Il giorno Mon, 4 Feb 2019 15:36:08 +0100 Kévin Bois kevin.bois@biblissima-condorcet.fr ha scritto:
Hello,
I'm trying to write a pywikibot script which read and create items / properties on my Wikibase instance. Following pieces of tutorials and script examples, I managed to write something working.
1/ The idea is to read a CSV file, and create an item with its properties for each line. So I have to loop over thousands of lines and create an item and multiple claims associated, and it takes quite some time to do so. (atleast 1 hour to create 1000 items) I guess it's because for each line, I create a new entity and new claims, which means multiple requests for each line. Some pseudo code I use in my script: To create a new item, I use : repo.editEntity({}, {}, summary='new item') assuming repo = site.data_repository() To create a new claim, I use : self.user_add_claim_unless_exists(item, claim), assuming my Bot inherit WikidataBot
Is there a better way to optimize that kind of bulk import ?
--
2/ I kind of have the same problem If I want to check if an item already exists, because first I need to get all existing items and check if they are in my CSV or not. (the CSV does not contain QIDs, but does contain a "custom" ID I've created and added as a property to each item )
--
I hope I was clear enough, any relevant example, idea, advice, would be much appreciated.

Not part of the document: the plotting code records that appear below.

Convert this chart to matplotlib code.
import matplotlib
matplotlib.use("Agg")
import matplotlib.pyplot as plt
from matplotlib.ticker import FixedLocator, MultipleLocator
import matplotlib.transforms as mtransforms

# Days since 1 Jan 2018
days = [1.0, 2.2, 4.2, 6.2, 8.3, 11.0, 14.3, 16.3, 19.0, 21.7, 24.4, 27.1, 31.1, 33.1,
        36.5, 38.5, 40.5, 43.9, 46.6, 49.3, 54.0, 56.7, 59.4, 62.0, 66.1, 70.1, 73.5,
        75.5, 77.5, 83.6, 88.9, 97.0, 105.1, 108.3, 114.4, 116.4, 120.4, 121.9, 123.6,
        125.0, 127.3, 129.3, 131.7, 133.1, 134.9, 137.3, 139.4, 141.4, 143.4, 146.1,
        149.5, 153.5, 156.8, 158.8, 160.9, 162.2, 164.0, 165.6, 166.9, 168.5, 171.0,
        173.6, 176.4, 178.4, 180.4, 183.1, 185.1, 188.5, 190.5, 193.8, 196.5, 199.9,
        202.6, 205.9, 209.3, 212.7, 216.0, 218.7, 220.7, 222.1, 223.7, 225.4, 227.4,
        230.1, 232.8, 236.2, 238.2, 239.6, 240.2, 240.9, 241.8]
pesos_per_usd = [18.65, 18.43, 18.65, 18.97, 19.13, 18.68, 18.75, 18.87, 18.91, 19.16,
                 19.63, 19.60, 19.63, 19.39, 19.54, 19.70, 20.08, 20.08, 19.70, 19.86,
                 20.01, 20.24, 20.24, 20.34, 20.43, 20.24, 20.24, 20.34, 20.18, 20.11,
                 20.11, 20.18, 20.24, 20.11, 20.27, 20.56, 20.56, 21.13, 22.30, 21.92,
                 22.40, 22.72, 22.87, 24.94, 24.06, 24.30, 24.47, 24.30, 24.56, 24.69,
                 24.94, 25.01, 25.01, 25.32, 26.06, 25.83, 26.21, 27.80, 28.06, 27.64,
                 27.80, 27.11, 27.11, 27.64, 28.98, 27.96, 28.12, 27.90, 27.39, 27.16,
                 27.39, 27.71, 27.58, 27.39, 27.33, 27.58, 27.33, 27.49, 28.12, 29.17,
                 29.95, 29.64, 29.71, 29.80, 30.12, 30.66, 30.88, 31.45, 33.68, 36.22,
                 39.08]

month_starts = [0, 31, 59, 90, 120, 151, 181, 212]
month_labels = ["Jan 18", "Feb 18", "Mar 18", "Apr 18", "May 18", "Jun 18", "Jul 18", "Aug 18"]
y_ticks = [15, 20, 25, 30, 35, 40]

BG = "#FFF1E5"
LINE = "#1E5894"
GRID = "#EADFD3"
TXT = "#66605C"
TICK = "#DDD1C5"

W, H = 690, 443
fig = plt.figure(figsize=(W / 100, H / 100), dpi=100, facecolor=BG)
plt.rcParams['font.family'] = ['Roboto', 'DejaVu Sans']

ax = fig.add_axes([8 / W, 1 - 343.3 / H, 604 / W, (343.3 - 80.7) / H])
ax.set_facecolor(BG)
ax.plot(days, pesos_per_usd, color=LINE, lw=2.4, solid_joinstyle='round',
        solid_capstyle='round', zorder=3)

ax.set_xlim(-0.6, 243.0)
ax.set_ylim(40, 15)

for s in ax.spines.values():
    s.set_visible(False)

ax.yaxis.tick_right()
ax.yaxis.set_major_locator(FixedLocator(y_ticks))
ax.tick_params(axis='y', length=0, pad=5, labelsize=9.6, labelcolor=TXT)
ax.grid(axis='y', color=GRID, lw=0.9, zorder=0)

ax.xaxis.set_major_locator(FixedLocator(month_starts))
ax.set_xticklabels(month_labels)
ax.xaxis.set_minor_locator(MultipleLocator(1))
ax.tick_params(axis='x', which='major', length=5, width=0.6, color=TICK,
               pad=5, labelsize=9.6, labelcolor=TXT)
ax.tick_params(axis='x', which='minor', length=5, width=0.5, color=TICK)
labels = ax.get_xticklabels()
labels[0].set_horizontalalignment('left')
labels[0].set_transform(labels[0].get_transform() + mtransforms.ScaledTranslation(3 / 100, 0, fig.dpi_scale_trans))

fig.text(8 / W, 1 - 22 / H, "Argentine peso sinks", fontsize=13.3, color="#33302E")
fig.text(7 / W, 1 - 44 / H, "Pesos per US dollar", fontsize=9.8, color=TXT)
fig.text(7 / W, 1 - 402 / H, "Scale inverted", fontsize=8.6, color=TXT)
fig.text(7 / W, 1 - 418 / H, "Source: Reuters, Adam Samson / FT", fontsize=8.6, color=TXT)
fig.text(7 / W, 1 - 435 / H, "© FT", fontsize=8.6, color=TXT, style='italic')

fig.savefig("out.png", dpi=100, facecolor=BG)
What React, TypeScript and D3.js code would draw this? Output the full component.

Bear in mind I'm a beginner with the whole ecosystem so I'm open to any recommendation. Thanks ! _______________________________________________ pywikibot mailing list pywikibot@lists.wikimedia.org https://lists.wikimedia.org/mailman/listinfo/pywikibot
I do not know if this message will be delivered. I hope so.
About the first question, I think you can split split the workload among different python threads.
About the second, could you generate the QID with an injective function from your id, so you would just have to execute the function using your ID and check if the correspondent QID exists.
Pellegrino